= John Ravenal =

American art historian (born 1959)

John B. Ravenal (born August 1, 1959 in Providence, Rhode Island) is an art historian, writer, and museum curator. Before 1998, he was the Associate Curator of 20th-Century Art at the Philadelphia Museum of Art. From 1998 to 2015 he was curator of contemporary art at the Virginia Museum of Fine Arts in Richmond, Virginia, where he organized exhibitions of Ryan McGinness: Studio Visit (2014); Xu Bing: Tobacco Project(2011), and Sally Mann: The Flesh and The Spirit (2010). He was curator of the VMFA's Jasper Johns and Edvard Munch exhibition, Jasper Johns and Edvard Munch: Love, Loss, and the Cycle of Life. His lecture about the exhibition took place in the Leslie Cheek Theater in the Virginia Museum of Fine Arts. The show opened in November 2016 in partnership with the Munch Museum in Oslo. He is the author of the exhibition catalogue Jasper Johns and Edvard Munch: Inspiration and Transformation.

==Education==
Ravenal earned his BA in art history from Wesleyan University and his Master of Arts and Master of Philosophy degrees in art history from Columbia University.

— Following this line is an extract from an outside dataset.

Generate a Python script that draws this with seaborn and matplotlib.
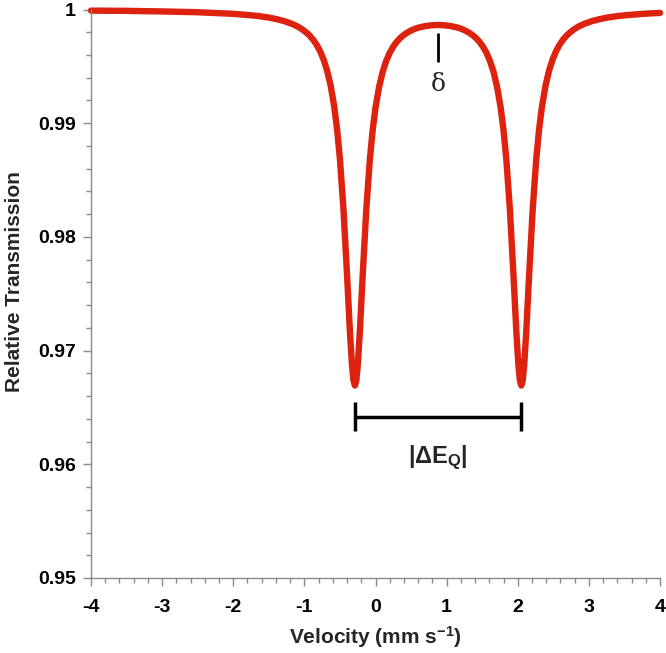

==Professional activities==
His exhibitions for the Philadelphia Museum of Art included commissioned projects by Sherrie Levine, Lawrence Weiner, Richard Long, and Rirkrit Tiravanija; a retrospective of the art of Sidney Goodman; and the first United States museum exhibition by Scottish artist Ian Hamilton Finlay.

He returned to the VMFA for the Johns/Munch exhibition, presenting a lecture about mutual motifs in the works of the two
artists, which was preceded by a performance by Norwegian pianist Else Olsen Storesund of the John Cage composition, Perilous Night.

While at the VMFA, where he was the Sydney and Frances Lewis Family Curator of Modern and Contemporary Art, he was a speaker at art6 Gallery in Richmond, Virginia in the lecture series honoring Virginia Museum of Fine Arts curator Pinkney Near.

Also while at the VMFA, Ravenal’s exhibitions included Vanitas: Meditations on Life and Death in Contemporary Art; Outer & Inner Space, a history of video art; Robert Lazzarini’s first solo museum exhibition; and Artificial Light, displayed at VCUarts Anderson Gallery and the Museum of Contemporary Art, North Miami. During his tenure at the VMFA, the museum acquired the Kehinde Wiley painting "Willem van Heythuysen".

Ravenal served as the fourth president of the Association of Art Museum Curators (2009–11).

In 2015 Ravenal became executive director of the DeCordova Museum and Sculpture Park in Lincoln, Massachusetts. His appointment to DeCordova as Executive Director was announced by the Center for Curatorial Leadership, of which he had been a Fellow since 2012. He served in this position until 2020.

Ravenal has contributed to exhibition catalogues and essays about the artist Sol LeWitt and other contemporary artists. He worked on the TV series documentary Art in the Twenty-First Century (2001) and the biographical documentary, Herb & Dorothy 50X50 (2013).

==Bibliography==

- Sally Mann: The Flesh and the Spirit by John B. Ravenal, John Ravenal, Sally Mann (Photographer).
- Modern & Contemporary Art at the Virginia Museum of Fine Arts.
- Vanitas: Meditations On Life And Death In Contemporary Art
- Outer and Inner Space: Pipilotti Rist, Shirin Neshat, Jane and Louise Wilson, and the History of Video Art by John B. Ravenal, Laura Cottingham, Jonathan Crary
- Jasper Johns and Edvard Munch: Inspiration and Transformation
- The Alumni Show II: Wesleyan University
- Artificial Light: New Light-Based Sculpture and Installation Art by John B. Ravenal, Kathleen Forde
- Twenty Philadelphia Artists: Celebrating Fleisher Challenge At Twenty
- Sidney Goodman: Paintings And Drawings, 1959-95

==Biography==
John Ravenal is the husband of writer Virginia Pye, the author of River of Dust and Dreams of the Red Phoenix. They have two children, Eva and Daniel.